Ich hoffe, das mir einer von euch helfen kann, denn 150GB an Filmdaten sind doch ein wenig viel. 
Vielleich kennt ja einer von euch ein Plugin, oder einstellung für mich.
Oder ein anderes Tool.

BItte helft mir.

Ich danke schon mal im Vorraus.


----------



## goela (29. Dezember 2003)

Hi, schau doch mal in den Thread Videotools, dort findest Du auch Links zu kostenlosen Schnittprogrammen!


----------



## SpitfireXP (30. Dezember 2003)

Können die einen Mpeg4 SBC Film Framegenau schneiden?


----------



## goela (30. Dezember 2003)

MPEG2 oder höher Framegenau schneiden ist immer schwierig! Für MPEG2 gibt es diverse Tools, die MPEG2 Framegenau schneiden können. MPEG4 kenne ich momentan kein Tool!


----------



## SpitfireXP (3. Januar 2004)

Nagut.
Dann muß ich mir wohl eine andere Vorgehendsweise basteln.

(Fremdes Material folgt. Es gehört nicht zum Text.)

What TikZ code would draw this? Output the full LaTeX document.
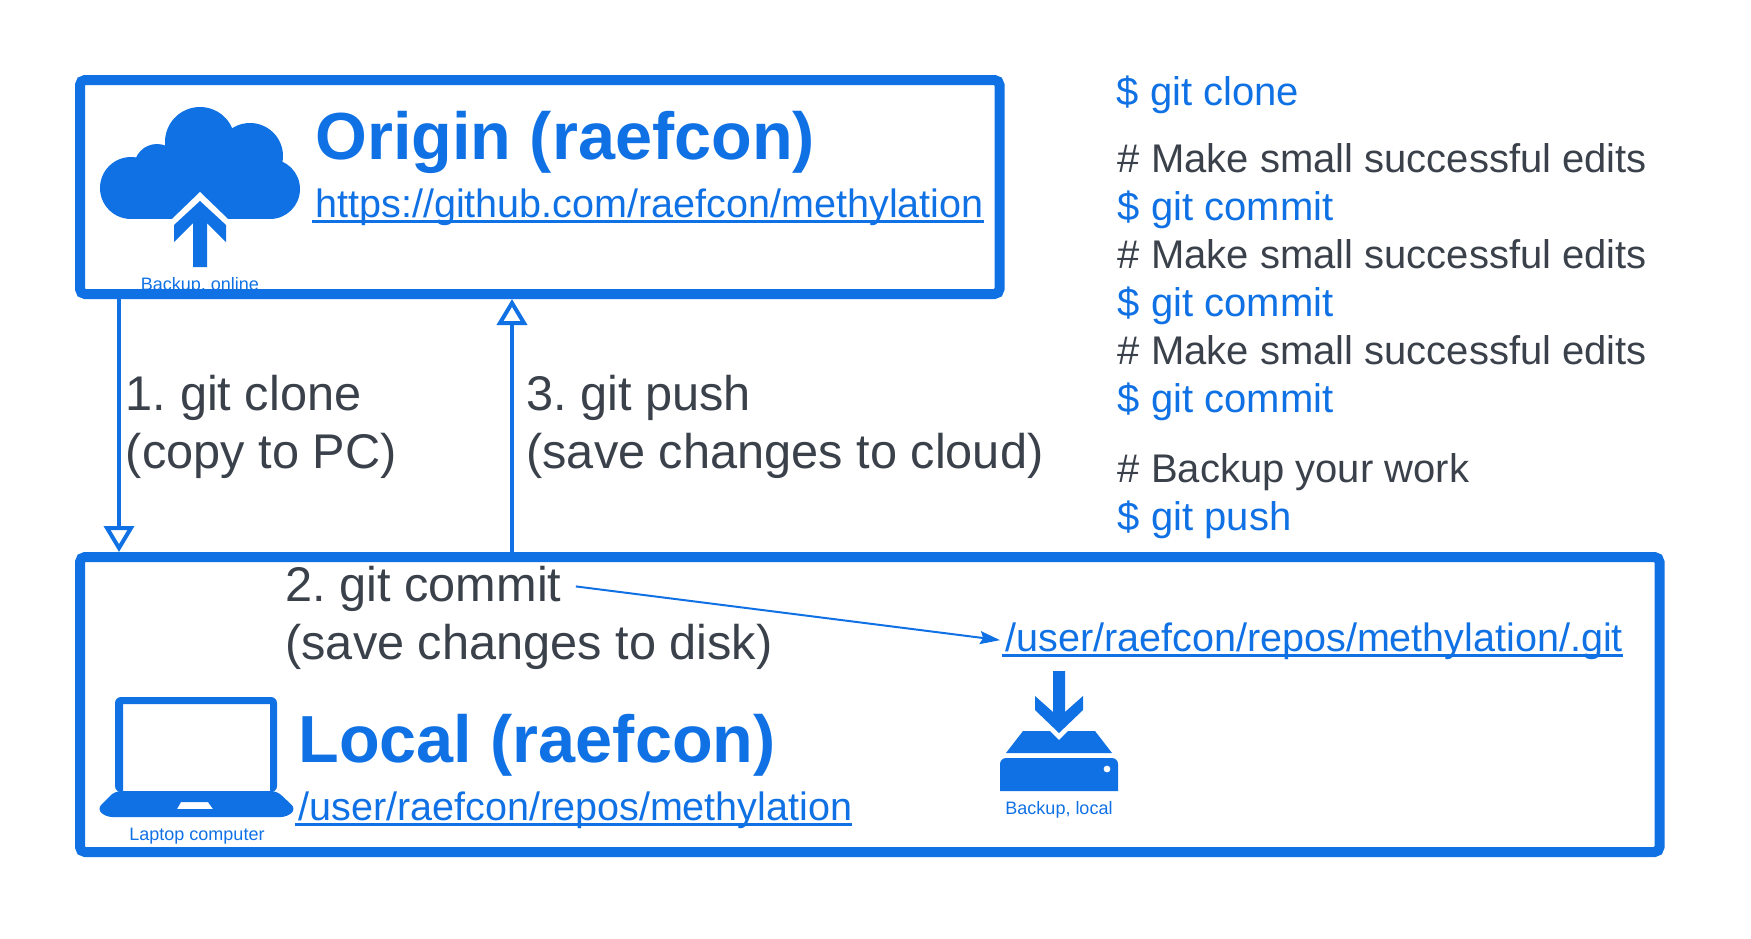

Aber trotzdem Danke für die schnelle Hilfe.


----------



## kasper (6. Januar 2004)

@SpitfireXP
Du nimmst es in MPEG2 auf, und wandelst es in SBC(uralt divx) um?
Dann kannst du es doch Framegenau schneiden, weil das MPEG2-Video bei der Umwandlung in divx neu berechnet wird. 

So musst du vorgehen:
1. Film Aufnehmen
2. Mit VirtualDubMod Werbung framegenau rausschneiden
3. Aufnahme in divx umwandeln


----------